What to work on | Identify the lines bearing the string "matplotlib" and gather them.

-- Begin --

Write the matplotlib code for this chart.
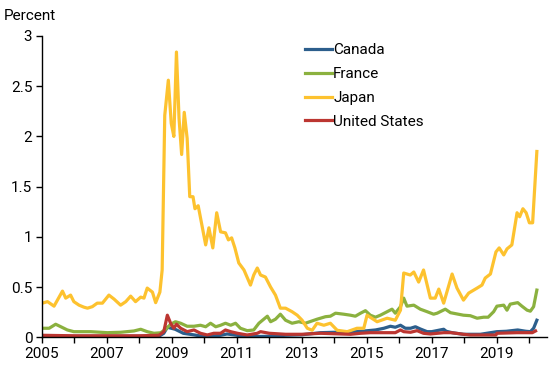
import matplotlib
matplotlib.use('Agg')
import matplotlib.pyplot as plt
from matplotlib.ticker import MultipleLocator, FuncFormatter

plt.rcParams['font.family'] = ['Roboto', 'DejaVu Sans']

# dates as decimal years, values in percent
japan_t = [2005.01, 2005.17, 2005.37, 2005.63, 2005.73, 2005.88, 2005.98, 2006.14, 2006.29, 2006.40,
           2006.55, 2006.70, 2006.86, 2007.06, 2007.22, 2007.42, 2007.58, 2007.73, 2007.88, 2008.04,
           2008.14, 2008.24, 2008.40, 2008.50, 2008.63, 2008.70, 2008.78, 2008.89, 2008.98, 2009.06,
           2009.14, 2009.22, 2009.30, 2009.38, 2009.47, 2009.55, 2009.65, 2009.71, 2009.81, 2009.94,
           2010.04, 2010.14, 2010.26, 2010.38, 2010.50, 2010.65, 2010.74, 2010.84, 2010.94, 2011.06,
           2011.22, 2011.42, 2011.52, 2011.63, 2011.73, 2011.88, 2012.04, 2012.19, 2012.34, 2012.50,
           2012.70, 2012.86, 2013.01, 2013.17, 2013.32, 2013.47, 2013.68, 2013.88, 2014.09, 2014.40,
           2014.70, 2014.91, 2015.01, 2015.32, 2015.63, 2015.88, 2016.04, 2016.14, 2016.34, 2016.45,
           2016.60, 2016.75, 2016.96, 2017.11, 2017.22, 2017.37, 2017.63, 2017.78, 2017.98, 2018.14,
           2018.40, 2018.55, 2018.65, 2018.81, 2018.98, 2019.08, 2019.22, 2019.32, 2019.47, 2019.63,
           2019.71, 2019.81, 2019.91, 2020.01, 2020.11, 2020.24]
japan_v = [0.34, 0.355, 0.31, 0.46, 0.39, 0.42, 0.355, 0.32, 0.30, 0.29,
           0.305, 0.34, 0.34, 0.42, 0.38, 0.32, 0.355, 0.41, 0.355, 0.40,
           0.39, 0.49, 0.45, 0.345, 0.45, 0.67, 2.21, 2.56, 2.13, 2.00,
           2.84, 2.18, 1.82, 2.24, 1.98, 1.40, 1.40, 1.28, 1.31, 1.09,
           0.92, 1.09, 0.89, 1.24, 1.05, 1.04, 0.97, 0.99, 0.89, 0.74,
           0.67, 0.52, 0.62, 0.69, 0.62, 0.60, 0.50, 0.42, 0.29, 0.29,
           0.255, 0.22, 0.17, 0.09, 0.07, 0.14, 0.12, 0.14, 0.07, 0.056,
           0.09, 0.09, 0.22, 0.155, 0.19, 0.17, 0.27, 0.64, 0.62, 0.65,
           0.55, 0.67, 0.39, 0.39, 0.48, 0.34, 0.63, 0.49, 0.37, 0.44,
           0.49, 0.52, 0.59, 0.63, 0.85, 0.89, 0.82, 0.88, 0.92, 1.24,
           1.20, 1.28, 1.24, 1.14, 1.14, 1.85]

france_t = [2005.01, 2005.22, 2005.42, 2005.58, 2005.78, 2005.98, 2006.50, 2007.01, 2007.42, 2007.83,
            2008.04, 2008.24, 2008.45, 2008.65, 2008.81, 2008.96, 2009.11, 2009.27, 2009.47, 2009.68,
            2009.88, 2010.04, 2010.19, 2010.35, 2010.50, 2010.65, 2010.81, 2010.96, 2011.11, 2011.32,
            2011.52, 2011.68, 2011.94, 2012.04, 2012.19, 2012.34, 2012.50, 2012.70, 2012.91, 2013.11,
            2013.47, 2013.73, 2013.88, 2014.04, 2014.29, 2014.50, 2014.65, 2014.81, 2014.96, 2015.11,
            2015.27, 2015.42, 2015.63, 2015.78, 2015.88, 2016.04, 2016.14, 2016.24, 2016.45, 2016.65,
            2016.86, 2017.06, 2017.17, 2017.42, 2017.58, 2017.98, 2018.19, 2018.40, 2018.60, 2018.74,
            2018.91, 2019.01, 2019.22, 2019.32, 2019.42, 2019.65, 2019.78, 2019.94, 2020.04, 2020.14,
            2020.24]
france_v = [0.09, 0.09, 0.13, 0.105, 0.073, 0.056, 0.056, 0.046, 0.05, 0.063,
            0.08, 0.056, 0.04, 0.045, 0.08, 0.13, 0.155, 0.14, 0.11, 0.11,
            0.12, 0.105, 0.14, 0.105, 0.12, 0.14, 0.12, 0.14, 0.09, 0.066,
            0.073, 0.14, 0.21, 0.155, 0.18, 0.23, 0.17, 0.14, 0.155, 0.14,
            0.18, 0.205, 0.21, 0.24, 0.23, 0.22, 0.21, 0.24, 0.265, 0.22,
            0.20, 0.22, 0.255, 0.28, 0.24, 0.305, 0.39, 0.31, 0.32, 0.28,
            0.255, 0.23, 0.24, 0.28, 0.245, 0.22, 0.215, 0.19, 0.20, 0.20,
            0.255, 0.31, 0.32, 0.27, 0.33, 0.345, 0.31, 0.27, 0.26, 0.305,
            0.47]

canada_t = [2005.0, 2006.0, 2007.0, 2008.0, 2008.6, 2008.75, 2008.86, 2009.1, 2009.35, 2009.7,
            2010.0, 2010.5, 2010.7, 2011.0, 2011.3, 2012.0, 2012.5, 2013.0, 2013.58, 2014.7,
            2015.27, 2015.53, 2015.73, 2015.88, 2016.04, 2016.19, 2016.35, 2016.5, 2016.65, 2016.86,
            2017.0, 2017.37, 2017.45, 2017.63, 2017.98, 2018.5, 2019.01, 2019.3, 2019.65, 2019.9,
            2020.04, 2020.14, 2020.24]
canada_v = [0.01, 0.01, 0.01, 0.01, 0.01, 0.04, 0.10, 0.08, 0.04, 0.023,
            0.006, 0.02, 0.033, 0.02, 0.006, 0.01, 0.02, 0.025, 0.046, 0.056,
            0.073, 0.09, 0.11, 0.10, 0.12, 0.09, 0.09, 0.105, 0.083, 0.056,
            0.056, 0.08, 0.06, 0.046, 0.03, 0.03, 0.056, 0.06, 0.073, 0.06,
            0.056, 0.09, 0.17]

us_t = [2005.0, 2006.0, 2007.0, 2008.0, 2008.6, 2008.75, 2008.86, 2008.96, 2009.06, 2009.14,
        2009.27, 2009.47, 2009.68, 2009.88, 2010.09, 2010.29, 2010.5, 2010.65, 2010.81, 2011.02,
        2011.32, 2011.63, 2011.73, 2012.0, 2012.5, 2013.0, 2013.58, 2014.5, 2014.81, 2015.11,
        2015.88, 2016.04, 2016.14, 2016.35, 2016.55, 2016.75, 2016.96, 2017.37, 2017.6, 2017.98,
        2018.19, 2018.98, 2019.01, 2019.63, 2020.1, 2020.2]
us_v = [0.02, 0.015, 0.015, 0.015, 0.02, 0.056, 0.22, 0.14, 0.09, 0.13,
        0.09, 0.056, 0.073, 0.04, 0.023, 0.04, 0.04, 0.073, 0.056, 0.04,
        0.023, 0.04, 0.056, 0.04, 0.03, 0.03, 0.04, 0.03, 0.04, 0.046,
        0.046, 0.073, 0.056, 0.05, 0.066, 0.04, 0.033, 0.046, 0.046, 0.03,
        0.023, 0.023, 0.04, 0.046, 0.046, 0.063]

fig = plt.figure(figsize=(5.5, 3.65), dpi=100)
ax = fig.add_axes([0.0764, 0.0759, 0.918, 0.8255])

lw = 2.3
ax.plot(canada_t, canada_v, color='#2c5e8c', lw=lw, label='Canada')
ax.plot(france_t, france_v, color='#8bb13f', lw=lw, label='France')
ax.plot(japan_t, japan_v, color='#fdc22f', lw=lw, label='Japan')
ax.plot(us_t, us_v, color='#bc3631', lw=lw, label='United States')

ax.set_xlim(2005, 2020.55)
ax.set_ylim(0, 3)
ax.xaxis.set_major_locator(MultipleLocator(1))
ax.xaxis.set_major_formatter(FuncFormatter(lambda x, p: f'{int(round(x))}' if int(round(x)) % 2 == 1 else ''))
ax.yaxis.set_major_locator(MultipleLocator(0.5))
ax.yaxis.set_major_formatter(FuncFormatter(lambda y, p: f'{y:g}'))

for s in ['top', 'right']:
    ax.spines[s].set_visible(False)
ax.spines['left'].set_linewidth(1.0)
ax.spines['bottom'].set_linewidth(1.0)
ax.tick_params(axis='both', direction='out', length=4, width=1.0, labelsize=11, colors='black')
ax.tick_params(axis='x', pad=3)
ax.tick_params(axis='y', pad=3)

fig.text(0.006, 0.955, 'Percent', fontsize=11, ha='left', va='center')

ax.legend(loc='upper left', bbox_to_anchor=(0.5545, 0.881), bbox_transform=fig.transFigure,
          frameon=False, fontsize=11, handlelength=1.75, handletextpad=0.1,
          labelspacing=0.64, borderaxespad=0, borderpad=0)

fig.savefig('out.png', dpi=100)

-- End --

Output of the exercise |
Write the matplotlib code for this chart.
import matplotlib
matplotlib.use('Agg')
import matplotlib.pyplot as plt
from matplotlib.ticker import MultipleLocator, FuncFormatter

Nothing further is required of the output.